Tout cela appartient à un lointain passé tout en restant étrangement – mais logiquement – proche pour toute une génération ayant découvert le groupe avec l’un de ses somptueux albums des années 2000 (Further from the Truth ou le splendide (Listen For) The Rag and Bone Man) avant d’attaquer sa discographie à rebours.


Nous sommes en 2012 et au moment de découvrir Hunter not the Hunted, onzième album seulement des frères Jones, voilà déjà bien longtemps qu’And Also The Trees et And Also The Trees sont deux groupes différents 1. Rares sont les orchestres qui auraient à ce point pu, s’ils l’avaient souhaité, justifier un changement de nom. Et alors que la musique qu’il jouait en 1984 n’a jamais été aussi à la mode depuis, AATT n’en a cure et reste campé sur ses positions résolument folk, résolument dark, résolument romantiques.

Hunter not the Hunted, comme l’annonçait le mini-album Driftwood paru cet automne, ne s’écarte pas, ou peu, de la ligne de faille dans laquelle le groupe s’est engouffré il y a de cela presque une décennie, non loin des territoires d’un Matt Elliott 2 (humeur slave, nihilisme sensuel) et sans doute pas si éloignés de ceux d’un David Tibet (pour ce goût prononcé pour le lyrisme décharné). En plus rêche que le premier. En moins radical et extatique que le second.

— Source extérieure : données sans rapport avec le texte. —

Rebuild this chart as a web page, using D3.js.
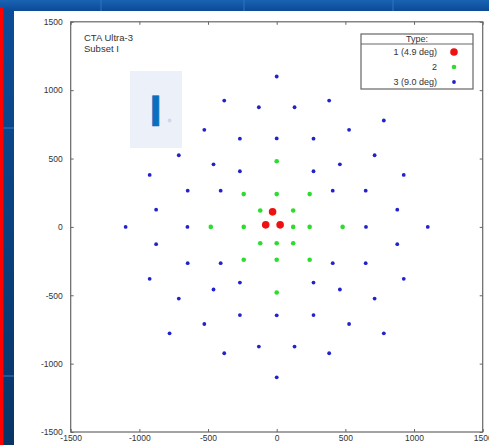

Soit donc treize chansons folk de toute majesté, que l’on jurerait calibrées pour cet avril automnal, et dont l’emphase grisonnante jamais ne verse dans l’affection (exemples avec "Whisky Bride", qu’aurait pu signer Richard Hawley, ou "Only", ouverture en forme de fuite en avant rythmique). Ce sans pour autant se laisser prendre au piège de l’épure facile, au point de sembler tout à la fois riches et minimales, luxueuses et épurées (on pourrait toute les citer en exemple, mais la plus probante est sans doute "My Face Is Here in the Wild Fire"). Depuis le temps qu’ils sont hantés par le Spleen, ces gens connaissent leur petite affaire, et savent mieux que beaucoup d’autres convertir la détresse brute en retenue, la morosité en Beau – toujours en ce sens. Oui, And Also The Trees a tout fait à l’envers. Il est devenu un grand groupe sur le tard, au moment où ceux de sa génération s’affadissaient inéluctablement. Compte-tenu de l’attrait naturel de Simon Huw Jones pour les fleurs fanées, ce n’est sans doute pas si étonnant.


👍👍 Hunter not the Hunted 
And Also The Trees | AATT/Differ-ant, 2012


1. Quoique ces derniers aient tenté récemment de réconcilier leurs différentes facettes dans un – très bel – album acoustique, When the Rains Come.
2. Avec lequel ils tournent d’ailleurs ces temps-ci, histoire sans doute de clamer haut et fort que leurs regards portent dans la même direction. Ce dont personne n’aurait de toute façon oser douter tant "Bloodline", sur cet album, fait figure de duo imaginaire entre ces artistes de générations pourtant si différentes.